121 - 538 把二叉树转换为累加树

题目

给定一个二叉搜索树（Binary Search Tree），把它转换成为累加树（Greater Tree)，使得每个节点的值是原来的节点值加上所有大于它的节点值之和。

例如：

输入: 二叉搜索树: 5 / 2 13

输出: 转换为累加树: 18 / 20 13

解答

只能想到，先变成数组，然后一个个做判断加上去。。

https://leetcode-cn.com/problems/convert-bst-to-greater-tree/solution/qiu-bei-geng-jian-ji-tiao-zhan-shi-jian-ji-bai-100/

这人用上了二叉树的定义，一下子就简洁了很多。从右往左深度优先遍历，遍历过的都加上就完事了。因为左边总是小于右边的。

https://leetcode-cn.com/problems/convert-bst-to-greater-tree/solution/mo-ni-xi-tong-zhan-die-dai-dfsshi-xian-by-youxinyu/

这个人的图：

递归

https://leetcode.com/problems/convert-bst-to-greater-tree/discuss/289921/js-solution

var convertBST = function(root) {
  if (!root) {
    return root
  }
  let sum = 0
  const dfs = function(node) {
    if (!node) {
      return
    }
    dfs(node.right)
    node.val += sum
    sum = node.val
    dfs(node.left)
    return node
  }
  return dfs(root)
};

Runtime: 84 ms, faster than 78.13% of JavaScript online submissions for Convert BST to Greater Tree.

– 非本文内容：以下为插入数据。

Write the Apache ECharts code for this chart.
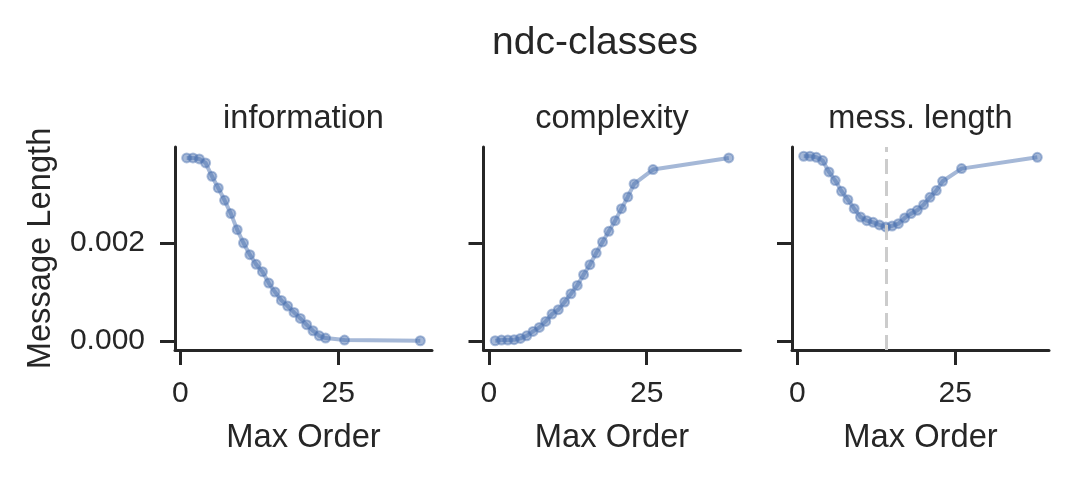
<!DOCTYPE html>
<html>
<head>
<meta charset="utf-8">
<script src="https://cdn.jsdelivr.net/npm/echarts@6/dist/echarts.min.js"></script>
<style>
  html, body { margin: 0; padding: 0; background: #fff; }
  #main { width: 1072px; height: 478px; }
</style>
</head>
<body>
<div id="main"></div>
<script>
// data
var maxOrder = [1, 2, 3, 4, 5, 6, 7, 8, 9, 10, 11, 12, 13, 14, 15, 16, 17, 18, 19, 20, 21, 22, 23, 26, 38];
var information = [0.003741, 0.003741, 0.003720, 0.003638, 0.003365, 0.003126, 0.002874, 0.002601,
  0.002273, 0.002000, 0.001761, 0.001563, 0.001413, 0.001181, 0.000997, 0.000826, 0.000710,
  0.000580, 0.000457, 0.000328, 0.000205, 0.000102, 0.000055, 0.000014, 0.0];
var complexity = [0.0, 0.000014, 0.000014, 0.000021, 0.000048, 0.000102, 0.000191, 0.000273,
  0.000396, 0.000546, 0.000635, 0.000792, 0.000962, 0.001133, 0.001352, 0.001556, 0.001795,
  0.002021, 0.002239, 0.002457, 0.002703, 0.002942, 0.003208, 0.003502, 0.003741];
var messLength = [0.003775, 0.003775, 0.003754, 0.003686, 0.003454, 0.003277, 0.003058, 0.002887,
  0.002703, 0.002532, 0.002457, 0.002423, 0.002369, 0.002328, 0.002348, 0.002396, 0.002512,
  0.002601, 0.002669, 0.002785, 0.002935, 0.003072, 0.003263, 0.003522, 0.003754];
var panelTitles = ['information', 'complexity', 'mess. length'];
var xTicks = [0, 25];
var yTicks = [0, 0.002];
var bestOrder = 14;

var myChart = echarts.init(document.getElementById('main'));
var font = "'Liberation Sans', Arial, sans-serif";
var ink = '#262626';
var blue = 'rgba(76,114,176,0.5)';

var panelLeft = [175, 483.5, 792];
var panelWidth = 257;
var panelTop = 147;
var panelHeight = 203;

function pairs(ys) {
  return maxOrder.map(function (x, i) { return [x, ys[i]]; });
}

var seriesData = [information, complexity, messLength];

var grids = [], xAxes = [], yAxes = [], series = [];
var titles = [{
  text: 'ndc-classes',
  left: 595,
  top: 24,
  textAlign: 'center',
  padding: 0,
  textStyle: { fontFamily: font, fontSize: 39, fontWeight: 'normal', color: ink, lineHeight: 39 }
}];

for (var i = 0; i < 3; i++) {
  grids.push({
    left: panelLeft[i], top: panelTop, width: panelWidth, height: panelHeight,
    containLabel: false, outerBoundsMode: 'none'
  });
  titles.push({
    text: panelTitles[i],
    left: panelLeft[i] + panelWidth / 2,
    top: 103,
    textAlign: 'center',
    padding: 0,
    textStyle: { fontFamily: font, fontSize: 32.5, fontWeight: 'normal', color: ink, lineHeight: 33 }
  });
  xAxes.push({
    type: 'value', gridIndex: i, min: -0.85, max: 39.85,
    name: 'Max Order', nameLocation: 'middle', nameGap: 71,
    nameTextStyle: { fontFamily: font, fontSize: 32.7, color: ink },
    axisLine: { show: true, onZero: false, lineStyle: { color: ink, width: 3 } },
    axisTick: { show: true, length: 15, customValues: xTicks, lineStyle: { color: ink, width: 3 } },
    axisLabel: { customValues: xTicks, margin: 29, fontFamily: font, fontSize: 30, color: ink },
    splitLine: { show: false }
  });
  yAxes.push({
    type: 'value', gridIndex: i, min: -0.000189, max: 0.003964,
    name: i === 0 ? 'Message Length' : '', nameLocation: 'middle', nameGap: 118,
    nameTextStyle: { fontFamily: font, fontSize: 32.7, color: ink },
    axisLine: { show: true, onZero: false, lineStyle: { color: ink, width: 3 } },
    axisTick: { show: true, length: 15, customValues: yTicks, lineStyle: { color: ink, width: 3 } },
    axisLabel: {
      show: i === 0, customValues: yTicks, margin: 30, fontFamily: font, fontSize: 30, color: ink,
      formatter: function (v) { return v.toFixed(3); }
    },
    splitLine: { show: false }
  });
  var s = {
    type: 'line', xAxisIndex: i, yAxisIndex: i,
    data: pairs(seriesData[i]),
    symbol: 'circle', symbolSize: 9,
    lineStyle: { color: blue, width: 4 },
    itemStyle: { color: 'rgba(76,114,176,0.5)', borderColor: 'rgba(76,114,176,0.45)', borderWidth: 2 },
    emphasis: { disabled: true },
    animation: false
  };
  if (i === 2) {
    s.markLine = {
      silent: true, symbol: 'none', label: { show: false },
      lineStyle: { color: '#cccccc', width: 3, type: [15, 7] },
      data: [{ xAxis: bestOrder }]
    };
  }
  series.push(s);
}

var option = {
  backgroundColor: '#fff',
  animation: false,
  title: titles,
  grid: grids,
  xAxis: xAxes,
  yAxis: yAxes,
  series: series
};
myChart.setOption(option);
</script>
</body>
</html>
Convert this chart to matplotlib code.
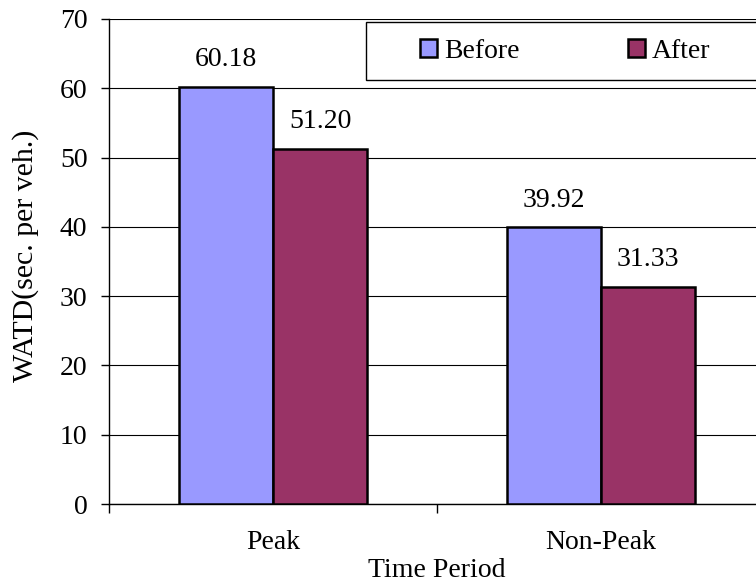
import numpy as np
import matplotlib.pyplot as plt
from matplotlib.patches import Rectangle

plt.rcParams['font.family'] = ['Liberation Serif', 'DejaVu Serif']

periods = ["Peak", "Non-Peak"]
before = [60.18, 39.92]
after = [51.20, 31.33]
yticks = [0, 10, 20, 30, 40, 50, 60, 70]

W, H = 756, 588
fig = plt.figure(figsize=(W / 100, H / 100), dpi=100)
# plot area runs a bit past the right edge of the figure
ax = fig.add_axes([109 / W, 1 - 504 / H, 656 / W, 485 / H])

x = np.arange(len(periods))
bw = 0.287
b1 = ax.bar(x - bw / 2, before, bw, color="#9999FF", edgecolor="black", linewidth=1.8,
            label="Before", zorder=3)
b2 = ax.bar(x + bw / 2, after, bw, color="#993366", edgecolor="black", linewidth=1.8,
            label="After", zorder=3)

for bars, vals in ((b1, before), (b2, after)):
    for r, v in zip(bars, vals):
        ax.annotate("%.2f" % v, (r.get_x() + r.get_width() / 2, v), xytext=(0, 15),
                    textcoords="offset points", ha="center", va="baseline", fontsize=20)

ax.set_xlim(-0.5, 1.5)
ax.set_ylim(0, 70)
ax.set_yticks(yticks)
ax.tick_params(axis="y", direction="out", length=6, width=1, pad=9.5, labelsize=20)
ax.yaxis.grid(True, color="black", linewidth=0.8, zorder=0)
ax.set_axisbelow(True)

# category boundaries get the tick marks, names sit between them
ax.set_xticks([-0.5, 0.5, 1.5])
ax.set_xticklabels([])
ax.set_xticks(x, minor=True)
ax.set_xticklabels(periods, minor=True)
ax.tick_params(axis="x", which="major", direction="out", length=6.5, width=1)
ax.tick_params(axis="x", which="minor", length=0, pad=19, labelsize=20)

for s in ("top", "right"):
    ax.spines[s].set_visible(False)
for s in ("left", "bottom"):
    ax.spines[s].set_linewidth(1.0)

ax.set_xlabel("Time Period", fontsize=20, va="top")
ax.xaxis.set_label_coords(0.5, -0.112)
ax.set_ylabel("WATD(sec. per veh.)", fontsize=21.5)
ax.yaxis.set_label_coords(-0.107, 0.512)

# legend box, open to the right edge
box = Rectangle((366 / W, 1 - 80 / H), 450 / W, 58 / H, transform=fig.transFigure,
                facecolor="white", edgecolor="black", linewidth=1.0, zorder=4)
fig.patches.append(box)
fig.legend(handles=[b1, b2], loc="center", bbox_to_anchor=(565 / W, 1 - 51 / H),
           ncol=2, frameon=False, fontsize=20, handlelength=0.62, handleheight=0.62,
           handletextpad=0.25, columnspacing=3.9, borderpad=0)

fig.savefig("out.png", dpi=100)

Memory Usage: 40.2 MB, less than 25.00% of JavaScript online submissions for Convert BST to Greater Tree.

https://leetcode.com/problems/convert-bst-to-greater-tree/discuss/401236/Right-Root-Left-python-traversal-solution

class Solution:
    def __init__(self):
        self.sum = 0

    def convertBST(self, root: TreeNode) -> TreeNode:
        if not root:
            return root
        self.convertBST(root.right)
        self.total += root.val
        root.val = self.total
        self.convertBST(root.left)
        return root

Runtime: 84 ms, faster than 59.94% of Python3 online submissions for Convert BST to Greater Tree.

Memory Usage: 16.3 MB, less than 6.25% of Python3 online submissions for Convert BST to Greater Tree.

func convertBST(root *TreeNode) *TreeNode {
    if root != nil {
        dfs(root, 0)
    }
    return root
}
func dfs(node *TreeNode, sum int) int {
    if node == nil {
        return sum
    }
    sum = dfs(node.Right, sum)
    node.Val += sum
    sum = node.Val
    sum = dfs(node.Left, sum)
    return sum
}

Runtime: 188 ms, faster than 88.55% of Go online submissions for Convert BST to Greater Tree.

Memory Usage: 283.6 MB, less than 100.00% of Go online submissions for Convert BST to Greater Tree.

go好像不能像js和python一样，函数里面套函数，只能拆在外面。

栈

https://leetcode.com/problems/convert-bst-to-greater-tree/discuss/100538/Python-No-recursion-Stack-Iteration-Solution

就不能是直接的深度遍历，而是要从最右节点开始遍历，因此要加一个字段。。

class Solution:
    def convertBST(self, root: TreeNode) -> TreeNode:
        if not root:
            return root
        prev = 0
        stack = [(False, root)]
        while stack:
            visited, node = stack.pop()
            if visited:
                node.val += prev
                prev = node.val
            else:
                if node.left:
                    stack.append((False, node.left))
                stack.append((True, node))
                if node.right:
                    stack.append((False, node.right))
        return root

Runtime: 88 ms, faster than 34.49% of Python3 online submissions for Convert BST to Greater Tree.

Memory Usage: 16.4 MB, less than 6.25% of Python3 online submissions for Convert BST to Greater Tree.

var convertBST = function(root) {
  if (!root) {
    return root
  }
  let stack = [
    [false, root]
  ]
  let sum = 0
  while (stack.length > 0) {
    let [visited, node] = stack.pop()
    if (visited) {
      node.val += sum
      sum = node.val
    } else {
      if (node.left) {
        stack.push([false, node.left])
      }
      stack.push([true, node])
      if (node.right) {
        stack.push([false, node.right])
      }
    }
  }
  return root
};

Runtime: 92 ms, faster than 40.63% of JavaScript online submissions for Convert BST to Greater Tree.

Memory Usage: 42.6 MB, less than 25.00% of JavaScript online submissions for Convert BST to Greater Tree.

好像用obj改成key-value这样的结构更好。。但遍历就变得很麻烦，还要用keys和delete来维护。。